═════ DATA IN THIS EXERCISE

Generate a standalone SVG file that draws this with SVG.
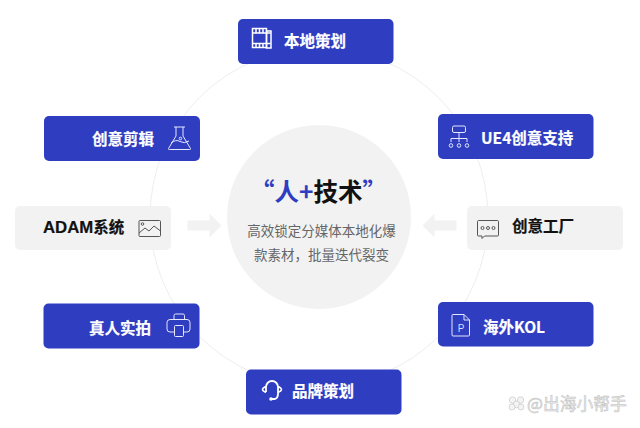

══════════
═════ DATA IN THIS EXERCISE

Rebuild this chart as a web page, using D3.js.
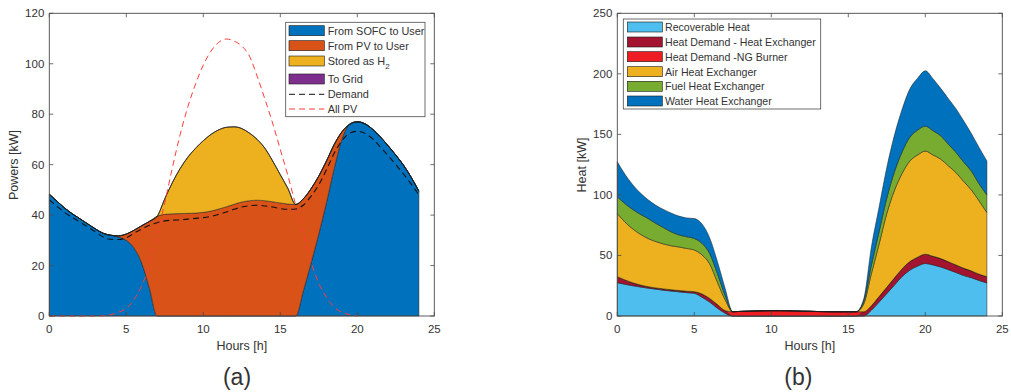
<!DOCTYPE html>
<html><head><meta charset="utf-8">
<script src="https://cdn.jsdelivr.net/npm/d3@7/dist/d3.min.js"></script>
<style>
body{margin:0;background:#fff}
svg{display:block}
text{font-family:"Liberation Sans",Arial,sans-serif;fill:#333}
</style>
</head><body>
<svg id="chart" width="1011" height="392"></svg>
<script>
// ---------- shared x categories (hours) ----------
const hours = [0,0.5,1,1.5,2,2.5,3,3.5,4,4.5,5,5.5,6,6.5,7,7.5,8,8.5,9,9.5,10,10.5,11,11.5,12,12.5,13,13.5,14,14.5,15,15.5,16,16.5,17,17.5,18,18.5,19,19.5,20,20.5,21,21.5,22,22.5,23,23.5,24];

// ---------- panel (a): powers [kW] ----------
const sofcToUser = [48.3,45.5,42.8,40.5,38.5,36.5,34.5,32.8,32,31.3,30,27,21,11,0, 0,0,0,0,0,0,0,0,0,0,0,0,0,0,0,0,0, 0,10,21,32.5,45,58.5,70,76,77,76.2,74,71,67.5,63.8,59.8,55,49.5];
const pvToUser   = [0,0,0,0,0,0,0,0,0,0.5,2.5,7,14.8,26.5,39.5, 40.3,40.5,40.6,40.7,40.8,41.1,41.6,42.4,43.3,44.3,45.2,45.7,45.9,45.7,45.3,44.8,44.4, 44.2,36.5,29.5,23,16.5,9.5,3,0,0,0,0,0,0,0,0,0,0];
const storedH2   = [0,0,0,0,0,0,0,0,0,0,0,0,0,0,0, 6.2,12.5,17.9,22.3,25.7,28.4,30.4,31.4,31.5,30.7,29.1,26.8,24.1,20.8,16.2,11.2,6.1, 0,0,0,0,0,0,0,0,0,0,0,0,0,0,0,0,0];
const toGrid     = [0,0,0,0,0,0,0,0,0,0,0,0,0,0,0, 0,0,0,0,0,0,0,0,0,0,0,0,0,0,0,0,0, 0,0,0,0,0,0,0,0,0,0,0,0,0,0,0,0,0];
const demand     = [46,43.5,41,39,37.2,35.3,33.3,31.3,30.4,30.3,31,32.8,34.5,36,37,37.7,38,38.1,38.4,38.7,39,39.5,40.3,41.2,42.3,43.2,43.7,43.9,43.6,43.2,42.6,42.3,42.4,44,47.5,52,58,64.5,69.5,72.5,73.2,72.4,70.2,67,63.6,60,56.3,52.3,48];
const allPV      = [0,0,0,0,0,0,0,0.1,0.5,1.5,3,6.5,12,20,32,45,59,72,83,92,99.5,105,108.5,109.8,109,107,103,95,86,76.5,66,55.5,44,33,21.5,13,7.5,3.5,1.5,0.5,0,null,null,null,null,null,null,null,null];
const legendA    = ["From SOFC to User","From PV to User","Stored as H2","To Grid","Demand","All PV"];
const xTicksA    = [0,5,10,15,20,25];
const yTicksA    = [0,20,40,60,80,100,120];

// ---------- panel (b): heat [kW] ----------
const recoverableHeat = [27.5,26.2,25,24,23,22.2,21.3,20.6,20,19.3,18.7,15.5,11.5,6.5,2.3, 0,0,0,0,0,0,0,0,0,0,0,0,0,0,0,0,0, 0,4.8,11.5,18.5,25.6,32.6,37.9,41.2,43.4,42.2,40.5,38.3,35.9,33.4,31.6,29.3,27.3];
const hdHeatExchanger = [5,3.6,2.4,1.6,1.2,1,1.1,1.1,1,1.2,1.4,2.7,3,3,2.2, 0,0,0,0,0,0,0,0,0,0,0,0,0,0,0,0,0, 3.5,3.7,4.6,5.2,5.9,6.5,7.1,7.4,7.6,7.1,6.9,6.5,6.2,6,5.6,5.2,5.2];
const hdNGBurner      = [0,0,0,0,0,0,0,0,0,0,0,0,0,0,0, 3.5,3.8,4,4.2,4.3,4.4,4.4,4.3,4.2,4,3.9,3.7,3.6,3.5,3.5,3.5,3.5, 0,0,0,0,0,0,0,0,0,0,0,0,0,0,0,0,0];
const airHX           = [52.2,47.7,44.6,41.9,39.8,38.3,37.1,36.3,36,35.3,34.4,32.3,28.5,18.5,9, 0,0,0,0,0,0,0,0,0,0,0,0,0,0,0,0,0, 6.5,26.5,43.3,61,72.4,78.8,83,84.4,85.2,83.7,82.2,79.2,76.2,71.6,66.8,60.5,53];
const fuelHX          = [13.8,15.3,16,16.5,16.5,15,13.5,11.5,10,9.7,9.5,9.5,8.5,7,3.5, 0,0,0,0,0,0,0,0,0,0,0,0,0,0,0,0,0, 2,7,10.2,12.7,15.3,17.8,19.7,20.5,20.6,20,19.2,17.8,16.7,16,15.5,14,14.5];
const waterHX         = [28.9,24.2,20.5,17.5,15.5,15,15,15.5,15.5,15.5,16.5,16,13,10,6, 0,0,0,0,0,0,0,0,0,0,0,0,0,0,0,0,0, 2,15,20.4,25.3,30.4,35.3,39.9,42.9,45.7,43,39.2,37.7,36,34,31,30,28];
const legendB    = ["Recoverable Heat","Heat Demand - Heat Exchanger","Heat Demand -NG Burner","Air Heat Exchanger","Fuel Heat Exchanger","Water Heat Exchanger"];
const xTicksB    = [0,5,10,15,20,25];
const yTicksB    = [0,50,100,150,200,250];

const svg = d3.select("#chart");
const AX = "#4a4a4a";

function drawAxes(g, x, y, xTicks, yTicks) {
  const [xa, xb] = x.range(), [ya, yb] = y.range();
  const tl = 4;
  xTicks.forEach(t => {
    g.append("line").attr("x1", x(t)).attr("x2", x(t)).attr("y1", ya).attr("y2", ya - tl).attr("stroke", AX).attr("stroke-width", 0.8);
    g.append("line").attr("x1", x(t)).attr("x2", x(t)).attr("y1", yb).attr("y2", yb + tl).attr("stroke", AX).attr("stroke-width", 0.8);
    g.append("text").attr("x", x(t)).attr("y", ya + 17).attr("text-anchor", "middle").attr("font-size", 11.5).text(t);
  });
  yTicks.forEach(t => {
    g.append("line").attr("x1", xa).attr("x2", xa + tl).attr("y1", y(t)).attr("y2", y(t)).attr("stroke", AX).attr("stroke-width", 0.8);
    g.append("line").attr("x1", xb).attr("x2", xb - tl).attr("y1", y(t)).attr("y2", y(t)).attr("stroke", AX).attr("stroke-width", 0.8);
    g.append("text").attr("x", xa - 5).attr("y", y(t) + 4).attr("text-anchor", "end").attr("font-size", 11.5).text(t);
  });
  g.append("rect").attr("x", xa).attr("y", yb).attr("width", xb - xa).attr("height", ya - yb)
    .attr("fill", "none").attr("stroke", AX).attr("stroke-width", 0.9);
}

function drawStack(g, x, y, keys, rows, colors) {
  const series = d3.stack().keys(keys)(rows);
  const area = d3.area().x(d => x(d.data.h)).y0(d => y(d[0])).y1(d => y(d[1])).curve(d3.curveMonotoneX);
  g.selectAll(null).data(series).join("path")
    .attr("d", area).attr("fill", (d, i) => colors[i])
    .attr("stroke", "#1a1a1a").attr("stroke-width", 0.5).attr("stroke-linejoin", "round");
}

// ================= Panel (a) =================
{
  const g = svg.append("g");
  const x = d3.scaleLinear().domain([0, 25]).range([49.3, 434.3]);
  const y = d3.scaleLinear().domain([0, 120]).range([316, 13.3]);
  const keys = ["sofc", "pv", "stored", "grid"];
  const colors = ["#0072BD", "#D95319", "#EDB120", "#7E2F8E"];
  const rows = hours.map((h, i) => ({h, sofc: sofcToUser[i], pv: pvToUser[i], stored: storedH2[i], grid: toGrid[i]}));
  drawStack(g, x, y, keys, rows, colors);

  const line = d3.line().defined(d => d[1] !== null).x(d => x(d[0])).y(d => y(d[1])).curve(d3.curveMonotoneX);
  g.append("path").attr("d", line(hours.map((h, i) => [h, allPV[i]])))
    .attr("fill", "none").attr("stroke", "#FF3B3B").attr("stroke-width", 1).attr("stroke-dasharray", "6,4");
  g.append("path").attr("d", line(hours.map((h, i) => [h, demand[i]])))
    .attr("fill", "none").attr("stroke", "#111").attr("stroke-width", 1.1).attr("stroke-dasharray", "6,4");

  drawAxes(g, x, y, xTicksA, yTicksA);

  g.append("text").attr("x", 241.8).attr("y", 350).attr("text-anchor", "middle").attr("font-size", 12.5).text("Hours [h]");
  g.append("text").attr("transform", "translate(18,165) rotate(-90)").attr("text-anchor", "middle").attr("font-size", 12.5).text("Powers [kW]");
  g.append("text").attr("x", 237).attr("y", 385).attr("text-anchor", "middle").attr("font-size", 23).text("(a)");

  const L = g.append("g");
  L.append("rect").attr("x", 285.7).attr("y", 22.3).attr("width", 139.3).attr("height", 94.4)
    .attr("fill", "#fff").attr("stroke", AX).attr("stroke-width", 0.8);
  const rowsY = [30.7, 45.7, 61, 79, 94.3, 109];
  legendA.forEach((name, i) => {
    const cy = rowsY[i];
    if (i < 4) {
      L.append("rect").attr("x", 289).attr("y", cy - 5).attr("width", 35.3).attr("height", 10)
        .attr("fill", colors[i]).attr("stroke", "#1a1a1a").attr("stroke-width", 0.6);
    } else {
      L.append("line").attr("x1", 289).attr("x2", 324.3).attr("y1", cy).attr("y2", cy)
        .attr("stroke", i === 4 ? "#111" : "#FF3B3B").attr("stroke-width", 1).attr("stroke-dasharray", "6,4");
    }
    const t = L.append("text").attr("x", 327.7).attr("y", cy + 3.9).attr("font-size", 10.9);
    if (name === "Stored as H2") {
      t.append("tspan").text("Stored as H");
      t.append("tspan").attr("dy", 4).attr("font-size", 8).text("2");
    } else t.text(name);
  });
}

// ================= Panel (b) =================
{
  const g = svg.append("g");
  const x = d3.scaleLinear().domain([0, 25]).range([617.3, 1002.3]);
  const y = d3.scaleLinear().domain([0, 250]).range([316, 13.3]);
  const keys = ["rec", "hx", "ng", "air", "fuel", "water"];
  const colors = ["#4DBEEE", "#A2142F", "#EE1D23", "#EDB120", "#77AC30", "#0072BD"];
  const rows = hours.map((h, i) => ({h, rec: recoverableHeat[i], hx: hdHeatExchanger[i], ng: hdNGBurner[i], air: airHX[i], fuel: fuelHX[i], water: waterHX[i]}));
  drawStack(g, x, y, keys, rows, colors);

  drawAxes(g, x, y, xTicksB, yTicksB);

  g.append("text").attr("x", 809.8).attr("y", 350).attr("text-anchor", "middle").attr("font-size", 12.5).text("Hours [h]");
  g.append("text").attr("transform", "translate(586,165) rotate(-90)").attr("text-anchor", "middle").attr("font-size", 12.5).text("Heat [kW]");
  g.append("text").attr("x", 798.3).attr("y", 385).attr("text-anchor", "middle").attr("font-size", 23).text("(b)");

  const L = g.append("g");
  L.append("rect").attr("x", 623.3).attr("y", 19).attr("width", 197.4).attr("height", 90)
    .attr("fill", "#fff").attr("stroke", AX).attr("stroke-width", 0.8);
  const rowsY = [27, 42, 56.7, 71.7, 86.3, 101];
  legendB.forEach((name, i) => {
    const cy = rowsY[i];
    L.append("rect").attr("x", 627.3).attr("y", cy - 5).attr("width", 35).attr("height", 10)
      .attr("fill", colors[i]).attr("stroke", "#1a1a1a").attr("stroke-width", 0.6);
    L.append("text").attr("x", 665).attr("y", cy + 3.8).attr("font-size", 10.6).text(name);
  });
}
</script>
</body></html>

══════════
═════ DATA IN THIS EXERCISE

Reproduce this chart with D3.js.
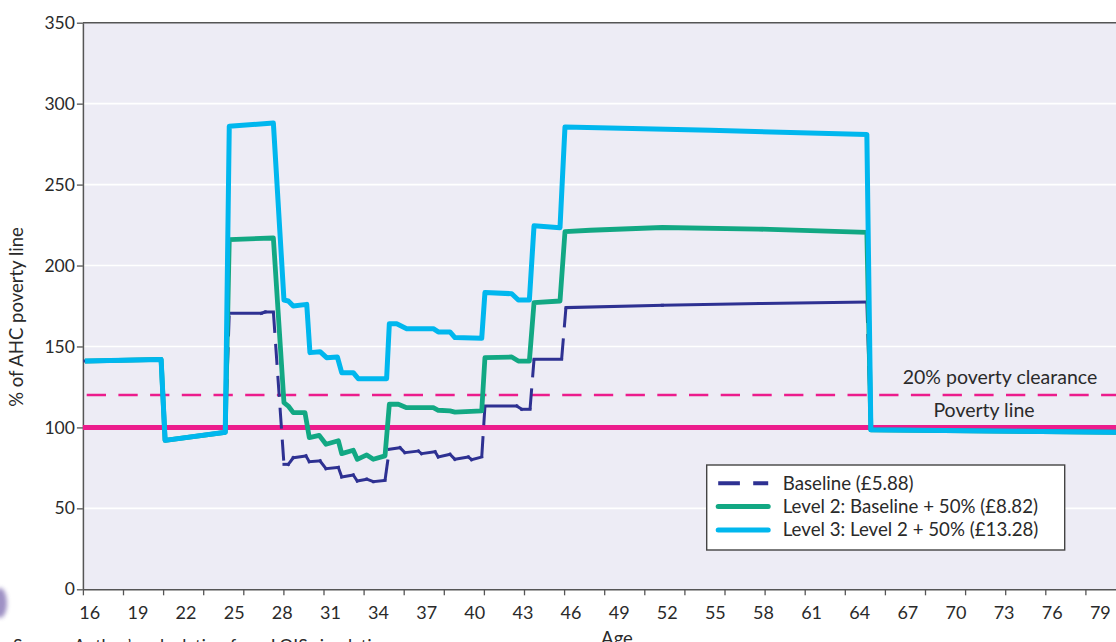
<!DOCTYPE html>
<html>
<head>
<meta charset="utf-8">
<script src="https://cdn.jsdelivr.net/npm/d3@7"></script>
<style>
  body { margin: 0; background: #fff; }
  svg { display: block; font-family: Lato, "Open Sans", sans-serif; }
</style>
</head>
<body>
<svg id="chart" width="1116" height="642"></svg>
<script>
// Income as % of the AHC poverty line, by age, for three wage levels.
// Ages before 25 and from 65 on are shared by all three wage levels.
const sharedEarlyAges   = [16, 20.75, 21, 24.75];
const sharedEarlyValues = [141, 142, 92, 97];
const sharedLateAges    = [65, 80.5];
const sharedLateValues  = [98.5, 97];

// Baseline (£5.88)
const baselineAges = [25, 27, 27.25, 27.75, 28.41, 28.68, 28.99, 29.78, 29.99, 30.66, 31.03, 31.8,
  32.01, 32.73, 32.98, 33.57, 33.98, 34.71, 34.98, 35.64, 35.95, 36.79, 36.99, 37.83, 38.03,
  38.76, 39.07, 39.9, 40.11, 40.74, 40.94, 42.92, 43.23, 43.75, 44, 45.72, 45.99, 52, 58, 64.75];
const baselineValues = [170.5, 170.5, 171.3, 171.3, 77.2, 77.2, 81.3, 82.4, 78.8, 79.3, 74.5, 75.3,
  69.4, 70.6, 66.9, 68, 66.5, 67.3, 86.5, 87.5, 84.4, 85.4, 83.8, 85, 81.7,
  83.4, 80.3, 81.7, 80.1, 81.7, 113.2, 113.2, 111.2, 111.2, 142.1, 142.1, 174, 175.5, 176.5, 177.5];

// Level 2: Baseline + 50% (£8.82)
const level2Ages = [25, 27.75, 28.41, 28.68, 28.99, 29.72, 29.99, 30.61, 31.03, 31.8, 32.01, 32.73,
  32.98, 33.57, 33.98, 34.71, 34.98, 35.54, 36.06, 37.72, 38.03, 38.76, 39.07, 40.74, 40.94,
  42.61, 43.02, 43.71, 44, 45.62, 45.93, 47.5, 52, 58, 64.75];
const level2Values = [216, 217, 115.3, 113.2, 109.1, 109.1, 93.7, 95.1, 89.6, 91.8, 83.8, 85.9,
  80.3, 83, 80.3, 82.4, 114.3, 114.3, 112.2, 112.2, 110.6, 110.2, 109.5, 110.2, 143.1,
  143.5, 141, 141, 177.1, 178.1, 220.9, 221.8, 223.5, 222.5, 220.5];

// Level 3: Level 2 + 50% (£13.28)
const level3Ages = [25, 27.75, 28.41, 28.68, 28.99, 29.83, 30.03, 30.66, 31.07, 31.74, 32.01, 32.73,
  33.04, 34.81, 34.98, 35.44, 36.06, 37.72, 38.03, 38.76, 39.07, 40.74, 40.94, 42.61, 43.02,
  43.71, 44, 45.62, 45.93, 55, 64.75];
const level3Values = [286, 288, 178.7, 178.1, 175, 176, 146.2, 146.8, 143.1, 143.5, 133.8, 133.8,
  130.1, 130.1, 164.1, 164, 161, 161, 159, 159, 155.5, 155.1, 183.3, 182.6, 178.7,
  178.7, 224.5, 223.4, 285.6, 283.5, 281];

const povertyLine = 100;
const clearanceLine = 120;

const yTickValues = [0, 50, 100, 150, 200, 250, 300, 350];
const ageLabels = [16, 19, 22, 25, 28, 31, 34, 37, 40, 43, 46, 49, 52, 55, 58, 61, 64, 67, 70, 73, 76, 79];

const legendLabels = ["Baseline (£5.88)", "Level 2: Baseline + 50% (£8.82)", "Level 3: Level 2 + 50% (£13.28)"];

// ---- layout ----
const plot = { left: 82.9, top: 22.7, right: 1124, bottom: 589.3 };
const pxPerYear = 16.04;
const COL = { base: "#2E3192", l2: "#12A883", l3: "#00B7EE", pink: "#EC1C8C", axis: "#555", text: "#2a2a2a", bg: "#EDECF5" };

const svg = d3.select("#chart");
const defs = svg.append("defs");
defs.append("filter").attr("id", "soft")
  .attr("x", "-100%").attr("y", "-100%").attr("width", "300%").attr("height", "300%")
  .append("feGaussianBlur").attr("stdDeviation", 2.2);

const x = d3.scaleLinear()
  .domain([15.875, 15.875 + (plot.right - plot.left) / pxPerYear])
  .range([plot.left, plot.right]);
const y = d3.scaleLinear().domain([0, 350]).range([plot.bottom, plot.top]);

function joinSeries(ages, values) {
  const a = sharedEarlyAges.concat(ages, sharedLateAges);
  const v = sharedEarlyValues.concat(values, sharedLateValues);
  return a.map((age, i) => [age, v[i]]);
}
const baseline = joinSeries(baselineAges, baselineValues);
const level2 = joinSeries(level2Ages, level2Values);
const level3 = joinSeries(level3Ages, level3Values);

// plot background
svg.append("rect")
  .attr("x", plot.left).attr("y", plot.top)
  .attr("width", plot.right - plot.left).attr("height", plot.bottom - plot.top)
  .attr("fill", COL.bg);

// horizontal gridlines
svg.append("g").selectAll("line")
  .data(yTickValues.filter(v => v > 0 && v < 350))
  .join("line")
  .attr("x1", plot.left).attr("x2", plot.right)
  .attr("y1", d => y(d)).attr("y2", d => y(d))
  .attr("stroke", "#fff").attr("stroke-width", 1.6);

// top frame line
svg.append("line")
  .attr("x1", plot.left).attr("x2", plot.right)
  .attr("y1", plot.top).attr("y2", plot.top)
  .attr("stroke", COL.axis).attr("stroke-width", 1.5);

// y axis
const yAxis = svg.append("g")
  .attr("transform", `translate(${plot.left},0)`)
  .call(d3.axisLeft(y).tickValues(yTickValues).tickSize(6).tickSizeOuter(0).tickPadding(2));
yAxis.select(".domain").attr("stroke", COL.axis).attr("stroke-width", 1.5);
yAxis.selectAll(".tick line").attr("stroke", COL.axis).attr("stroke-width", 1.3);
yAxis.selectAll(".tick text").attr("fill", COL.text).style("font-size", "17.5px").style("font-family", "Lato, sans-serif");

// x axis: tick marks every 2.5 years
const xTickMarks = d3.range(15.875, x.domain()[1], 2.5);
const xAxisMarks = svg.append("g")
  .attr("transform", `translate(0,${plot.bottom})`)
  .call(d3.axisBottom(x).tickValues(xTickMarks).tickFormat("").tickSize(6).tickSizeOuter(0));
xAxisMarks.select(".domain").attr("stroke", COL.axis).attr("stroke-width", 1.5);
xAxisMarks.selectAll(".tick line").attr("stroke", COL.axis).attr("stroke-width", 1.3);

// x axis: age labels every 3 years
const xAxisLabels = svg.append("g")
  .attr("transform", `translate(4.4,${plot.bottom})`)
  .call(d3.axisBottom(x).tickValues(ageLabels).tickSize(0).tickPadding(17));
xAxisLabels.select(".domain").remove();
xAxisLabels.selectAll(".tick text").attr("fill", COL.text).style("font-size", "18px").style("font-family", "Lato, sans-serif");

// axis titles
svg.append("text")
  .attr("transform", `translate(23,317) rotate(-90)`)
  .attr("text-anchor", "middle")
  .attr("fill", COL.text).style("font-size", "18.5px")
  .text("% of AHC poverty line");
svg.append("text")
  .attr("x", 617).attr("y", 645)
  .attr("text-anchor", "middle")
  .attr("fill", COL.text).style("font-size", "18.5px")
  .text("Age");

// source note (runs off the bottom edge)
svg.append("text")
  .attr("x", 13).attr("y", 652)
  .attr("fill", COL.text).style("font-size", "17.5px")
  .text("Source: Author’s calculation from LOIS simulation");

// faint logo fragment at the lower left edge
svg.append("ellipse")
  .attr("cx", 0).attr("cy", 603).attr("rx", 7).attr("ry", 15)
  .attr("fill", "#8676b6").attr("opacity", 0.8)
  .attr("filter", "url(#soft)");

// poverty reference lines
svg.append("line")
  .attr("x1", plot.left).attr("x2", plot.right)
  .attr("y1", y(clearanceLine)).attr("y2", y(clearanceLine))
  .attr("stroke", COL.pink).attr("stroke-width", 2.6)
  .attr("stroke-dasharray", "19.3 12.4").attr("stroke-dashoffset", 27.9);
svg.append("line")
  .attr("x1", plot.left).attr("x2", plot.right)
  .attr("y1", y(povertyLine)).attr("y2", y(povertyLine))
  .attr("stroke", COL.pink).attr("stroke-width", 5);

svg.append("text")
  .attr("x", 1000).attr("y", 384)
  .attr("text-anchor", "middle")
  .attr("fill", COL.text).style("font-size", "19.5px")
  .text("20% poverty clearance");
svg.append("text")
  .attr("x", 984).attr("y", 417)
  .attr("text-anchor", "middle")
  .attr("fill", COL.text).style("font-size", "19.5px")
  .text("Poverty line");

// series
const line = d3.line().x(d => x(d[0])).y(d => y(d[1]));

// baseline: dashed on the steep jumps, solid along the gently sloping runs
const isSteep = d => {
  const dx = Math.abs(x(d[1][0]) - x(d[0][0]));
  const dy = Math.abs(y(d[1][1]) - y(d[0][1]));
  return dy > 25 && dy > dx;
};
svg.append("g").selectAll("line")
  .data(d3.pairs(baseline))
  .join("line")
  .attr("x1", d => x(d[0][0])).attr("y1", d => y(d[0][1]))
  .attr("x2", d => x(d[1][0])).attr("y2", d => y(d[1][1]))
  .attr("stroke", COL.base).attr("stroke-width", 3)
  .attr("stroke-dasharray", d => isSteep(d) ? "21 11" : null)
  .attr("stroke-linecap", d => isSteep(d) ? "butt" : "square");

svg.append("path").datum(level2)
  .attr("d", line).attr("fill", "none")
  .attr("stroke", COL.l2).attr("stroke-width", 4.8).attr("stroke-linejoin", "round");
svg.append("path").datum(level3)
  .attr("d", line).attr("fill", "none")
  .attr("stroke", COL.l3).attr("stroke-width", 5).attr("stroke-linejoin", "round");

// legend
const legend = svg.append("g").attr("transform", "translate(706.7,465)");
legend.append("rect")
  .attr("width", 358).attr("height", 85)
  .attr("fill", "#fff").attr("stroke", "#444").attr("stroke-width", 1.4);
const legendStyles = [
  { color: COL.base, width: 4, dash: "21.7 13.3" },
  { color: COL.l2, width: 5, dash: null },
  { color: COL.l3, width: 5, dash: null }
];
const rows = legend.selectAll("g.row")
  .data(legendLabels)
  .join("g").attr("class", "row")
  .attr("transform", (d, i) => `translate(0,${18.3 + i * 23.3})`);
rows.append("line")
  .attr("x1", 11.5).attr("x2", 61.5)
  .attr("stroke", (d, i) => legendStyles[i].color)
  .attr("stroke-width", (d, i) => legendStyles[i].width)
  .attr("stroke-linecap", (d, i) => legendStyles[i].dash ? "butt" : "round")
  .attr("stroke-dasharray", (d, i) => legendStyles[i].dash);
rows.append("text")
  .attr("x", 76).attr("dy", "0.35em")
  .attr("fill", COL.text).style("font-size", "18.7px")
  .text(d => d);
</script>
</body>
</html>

══════════

▶ [TASK TO CARRY OUT]
Only the lines from the one containing "Reproduce this chart with D3.js." down to the one containing "175.5, 176.5, 177.5];" should be copied, exactly and with both ends kept. Drop the pictures.

▶ [PROBLEM SOLUTION]
Reproduce this chart with D3.js.
<!DOCTYPE html>
<html>
<head>
<meta charset="utf-8">
<script src="https://cdn.jsdelivr.net/npm/d3@7"></script>
<style>
  body { margin: 0; background: #fff; }
  svg { display: block; font-family: Lato, "Open Sans", sans-serif; }
</style>
</head>
<body>
<svg id="chart" width="1116" height="642"></svg>
<script>
// Income as % of the AHC poverty line, by age, for three wage levels.
// Ages before 25 and from 65 on are shared by all three wage levels.
const sharedEarlyAges   = [16, 20.75, 21, 24.75];
const sharedEarlyValues = [141, 142, 92, 97];
const sharedLateAges    = [65, 80.5];
const sharedLateValues  = [98.5, 97];

// Baseline (£5.88)
const baselineAges = [25, 27, 27.25, 27.75, 28.41, 28.68, 28.99, 29.78, 29.99, 30.66, 31.03, 31.8,
  32.01, 32.73, 32.98, 33.57, 33.98, 34.71, 34.98, 35.64, 35.95, 36.79, 36.99, 37.83, 38.03,
  38.76, 39.07, 39.9, 40.11, 40.74, 40.94, 42.92, 43.23, 43.75, 44, 45.72, 45.99, 52, 58, 64.75];
const baselineValues = [170.5, 170.5, 171.3, 171.3, 77.2, 77.2, 81.3, 82.4, 78.8, 79.3, 74.5, 75.3,
  69.4, 70.6, 66.9, 68, 66.5, 67.3, 86.5, 87.5, 84.4, 85.4, 83.8, 85, 81.7,
  83.4, 80.3, 81.7, 80.1, 81.7, 113.2, 113.2, 111.2, 111.2, 142.1, 142.1, 174, 175.5, 176.5, 177.5];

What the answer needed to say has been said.